I scrutinized my metamorphosis, awestruck by the vision staring back at me from my Barbie-stickered mirror; I truly was a butterfly. I was beautiful, horribly beautiful, a stunning otherself with gigantic breasts and pouty red mouth, a Mexican whore just coming off a three day bender. “All right,” Geraldine said. “We're ready!” I wasn’t so sure.

The first half of the night was uneventful. We visited the usual neighbors, received the usual candies (as well as the always disappointing apple), and generally had the usual good time. Until, that is, Geraldine mentioned the fact that since our parents were busy either supervising our younger siblings or skulking about in some seedy motel parking lot, we were basically free to stay out as late as we wanted. This would be the year we would visit The Forbidden Zone, a tract adjacent to our own, but one that was off limits in our younger, ten-year-old days. Breathless with freedom, we giddily ran toward The Forbidden Zone, laughing, swinging our sacks of loot at one another. It was a fine time. The people of The Forbidden Zone gave out better candy, bigger candy -- no apples, no miniatures or skimpy sticks of powdered sugar -- they gave out full-size Snickers and artfully designed party bags chock full of candy corn and wax lips, Charleston Chews and Junior Mints. We hit the motherlode, baby.

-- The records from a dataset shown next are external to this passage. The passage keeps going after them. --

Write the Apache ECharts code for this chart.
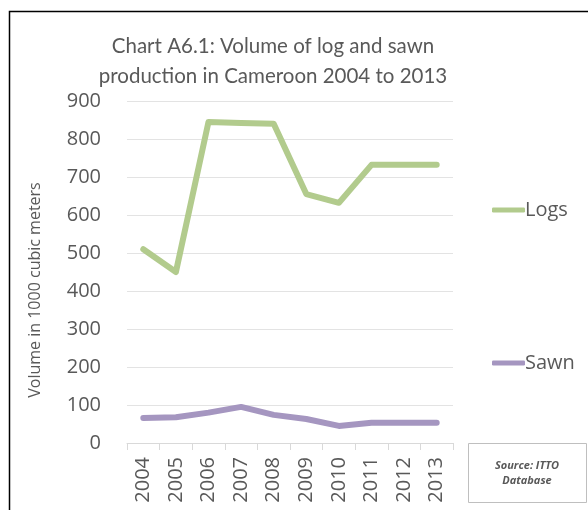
<!DOCTYPE html>
<html>
<head>
<meta charset="utf-8">
<script src="https://cdn.jsdelivr.net/npm/echarts@6/dist/echarts.min.js"></script>
<style>html,body{margin:0;padding:0;background:#fff;}#c{width:588px;height:510px;}</style>
</head>
<body>
<div id="c"></div>
<script>
const years = ['2004','2005','2006','2007','2008','2009','2010','2011','2012','2013'];
const logs = [510, 450, 845, 842, 840, 655, 632, 732, 732, 732];
const sawn = [66, 68, 80, 95, 74, 63, 45, 53, 53, 53];
const yTicks = {min: 0, max: 900, interval: 100};

const chart = echarts.init(document.getElementById('c'));
const font = '"Open Sans", sans-serif';
chart.setOption({
  animation: false,
  backgroundColor: '#fff',
  textStyle: {fontFamily: font},
  grid: {left: 127, right: 135, top: 101, bottom: 67},
  legend: [
    {data: ['Logs'], left: 487, top: 195, orient: 'vertical', itemWidth: 33, itemHeight: 5, itemGap: 0,
     icon: 'roundRect', textStyle: {fontSize: 20, color: '#595959', fontFamily: font, padding: [0,0,0,-5]}},
    {data: ['Sawn'], left: 487, top: 348, orient: 'vertical', itemWidth: 33, itemHeight: 5, itemGap: 0,
     icon: 'roundRect', textStyle: {fontSize: 20, color: '#595959', fontFamily: font, padding: [0,0,0,-5]}}
  ],
  xAxis: {
    type: 'category', data: years, boundaryGap: true,
    axisLine: {lineStyle: {color: '#d9d9d9', width: 1}},
    axisTick: {show: true, length: 7, lineStyle: {color: '#d9d9d9'}},
    axisLabel: {rotate: 90, fontSize: 20, color: '#595959', margin: 14, fontFamily: font}
  },
  yAxis: {
    type: 'value', min: yTicks.min, max: yTicks.max, interval: yTicks.interval,
    axisLine: {show: false}, axisTick: {show: false},
    splitLine: {lineStyle: {color: '#e3e3e3', width: 1}},
    axisLabel: {fontSize: 20, color: '#595959', margin: 26, fontFamily: font}
  },
  series: [
    {name: 'Logs', type: 'line', data: logs, symbol: 'none', color: '#b2cb8d',
     lineStyle: {width: 6, cap: 'round', join: 'round', color: '#b2cb8d'}},
    {name: 'Sawn', type: 'line', data: sawn, symbol: 'none', color: '#a596c0',
     lineStyle: {width: 6, cap: 'round', join: 'round', color: '#a596c0'}}
  ],
  graphic: [
    {type: 'rect', shape: {x: 9.5, y: 11.5, width: 600, height: 520}, style: {fill: null, stroke: '#000', lineWidth: 1.5}, silent: true},
    {type: 'text', x: 273, y: 31, style: {text: 'Chart A6.1: Volume of log and sawn\nproduction in Cameroon 2004 to 2013',
      font: '20.5px Lato', fill: '#595959', textAlign: 'center', lineHeight: 30}},
    {type: 'text', x: 35, y: 290, rotation: Math.PI/2, style: {text: 'Volume in 1000 cubic meters', font: '16px "Open Sans"',
      fill: '#595959', textAlign: 'center', textVerticalAlign: 'middle'}},
    {type: 'rect', shape: {x: 468.5, y: 443.5, width: 118, height: 59}, style: {fill: '#fff', stroke: '#bfbfbf', lineWidth: 1}},
    {type: 'text', x: 527, y: 473, style: {text: 'Source: ITTO\nDatabase', font: 'italic bold 11px "Open Sans"',
      fill: '#595959', textAlign: 'center', textVerticalAlign: 'middle', lineHeight: 15}}
  ]
});
</script>
</body>
</html>
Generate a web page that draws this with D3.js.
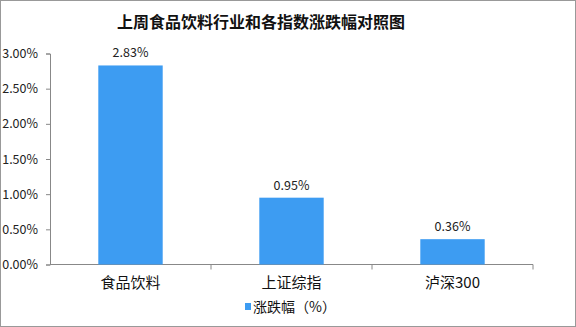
<!DOCTYPE html>
<html>
<head>
<meta charset="utf-8">
<script src="https://cdn.jsdelivr.net/npm/d3@7"></script>
<style>
  body { margin: 0; background: #fff; }
  text { font-family: "Noto Sans CJK SC", "DejaVu Sans", sans-serif; }
</style>
</head>
<body>
<div id="chart"></div>
<script>
// chart data
var categories = ["食品饮料", "上证综指", "泸深300"];
var changes = [2.83, 0.95, 0.36];
var yTicks = [0, 0.5, 1, 1.5, 2, 2.5, 3];
var title = "上周食品饮料行业和各指数涨跌幅对照图";
var legendLabel = "涨跌幅（%）";

var svgWidth = 576;
var svgHeight = 327;

var margin = { top: 53.5, right: 43, bottom: 62.5, left: 50 };
var width = svgWidth - margin.left - margin.right;
var height = svgHeight - margin.top - margin.bottom;

var svg = d3.select("#chart")
  .append("svg")
  .attr("width", svgWidth)
  .attr("height", svgHeight);

// outer frame
svg.append("rect")
  .attr("x", 0.5).attr("y", 0.5)
  .attr("width", svgWidth - 1).attr("height", svgHeight - 1)
  .attr("fill", "#fff")
  .attr("stroke", "#999");

svg.append("text")
  .attr("x", 261)
  .attr("y", 28)
  .attr("text-anchor", "middle")
  .attr("font-size", "16px")
  .attr("font-weight", "bold")
  .attr("fill", "#111")
  .text(title);

var chartGroup = svg.append("g")
  .attr("transform", `translate(${margin.left}, ${margin.top})`);

var xScale = d3.scaleBand()
  .domain(categories)
  .range([0, width])
  .paddingInner(0.6)
  .paddingOuter(0.3);

var yScale = d3.scaleLinear()
  .domain([0, 3])
  .range([height, 0]);

var leftAxis = d3.axisLeft(yScale)
  .tickValues(yTicks)
  .tickSize(4)
  .tickPadding(8)
  .tickFormat(d => d3.format(".2f")(d) + "%");

var yAxis = chartGroup.append("g").call(leftAxis);
yAxis.select(".domain").attr("stroke", "#888");
yAxis.selectAll(".tick line").attr("stroke", "#888");
yAxis.selectAll(".tick text")
  .attr("font-size", "12.5px")
  .attr("fill", "#222");

// bottom axis with ticks at band boundaries
var xAxisLine = chartGroup.append("g")
  .attr("transform", `translate(0, ${height})`);
xAxisLine.append("line")
  .attr("x1", 0).attr("x2", width)
  .attr("stroke", "#888");
var bounds = categories.map((c, i) => (i + 1) * width / categories.length);
xAxisLine.selectAll(".btick")
  .data(bounds)
  .enter()
  .append("line")
  .attr("x1", d => d).attr("x2", d => d)
  .attr("y1", 0).attr("y2", 5)
  .attr("stroke", "#888");

chartGroup.selectAll(".bar")
  .data(changes)
  .enter()
  .append("rect")
  .attr("x", (d, i) => xScale(categories[i]))
  .attr("y", d => yScale(d))
  .attr("width", xScale.bandwidth())
  .attr("height", d => height - yScale(d))
  .attr("fill", "#3d9cf2");

chartGroup.selectAll(".val")
  .data(changes)
  .enter()
  .append("text")
  .attr("x", (d, i) => xScale(categories[i]) + xScale.bandwidth() / 2)
  .attr("y", d => yScale(d) - 8)
  .attr("text-anchor", "middle")
  .attr("font-size", "12.5px")
  .attr("fill", "#222")
  .text(d => d.toFixed(2) + "%");

chartGroup.selectAll(".cat")
  .data(categories)
  .enter()
  .append("text")
  .attr("x", d => xScale(d) + xScale.bandwidth() / 2)
  .attr("y", height + 23)
  .attr("text-anchor", "middle")
  .attr("font-size", "15px")
  .attr("fill", "#111")
  .text(d => d);

// legend
svg.append("rect")
  .attr("x", 245).attr("y", 303)
  .attr("width", 6).attr("height", 7)
  .attr("fill", "#3d9cf2");
svg.append("text")
  .attr("x", 253).attr("y", 312)
  .attr("font-size", "14px")
  .attr("fill", "#111")
  .text(legendLabel);
</script>
</body>
</html>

Then we came to a house toward the end of Nivens Road, a dark, foreboding house that whispered go away, leave nooooow with its stark dead trees and patchy lawn. We wouldn't have bothered to knock had we not noticed the glow of television streaming though the front window. Someone was home, and that meant the real possibility of more candy.

After what seemed ages, the door opened, and a pleasant-looking middle aged woman greeted us, bowl of treats in the crook of her arm. Slowly, though, the pleasant expression on her face gave way to one of distaste, her brows turned down, mouth set into a grim line. Uh oh.

“Aren’t you too old to be trick or treating?” She said this to me. Me!

I said, “Um…I‘m eleven?”

“Liar! You should be ashamed of yourself! Go home! Just get out of here and GO HOME!” Then she slammed the door on my crushed spirit, tears blurring my vision even worse than it already was without my glasses. Geraldine called her a bitch and kicked the door before we ran away, but it didn’t make me feel better. I wept all the way home, not only because of that woman‘s heinously inappropriate reprimand, but because I realized that the Halloween I always knew and loved was lost to me forever.

My oldest child just turned fifteen, and she’d debated whether or not to go trick or treating this year. “I’m not too old, am I, Mom?”

I not only encouraged her to trick or treat this year, I demanded it.

3 Comments:

At 4:18 PM, Blogger Katie said...

Awesome story!

 
At 5:02 PM, Blogger Ms. Lori said...

"She demanded to take me since I'd never really gotten the chance to do it properly."

Based on that statement, Joshie, I'm totally in love with your wife.

Well, thank you, Katie!

 
At 6:23 PM, Blogger W. Olivia said...

Alas, I never got to trick-or-treat as a child...now the kid definitely thinks she's too old...but at least she got the chance I never did and that makes me feel good.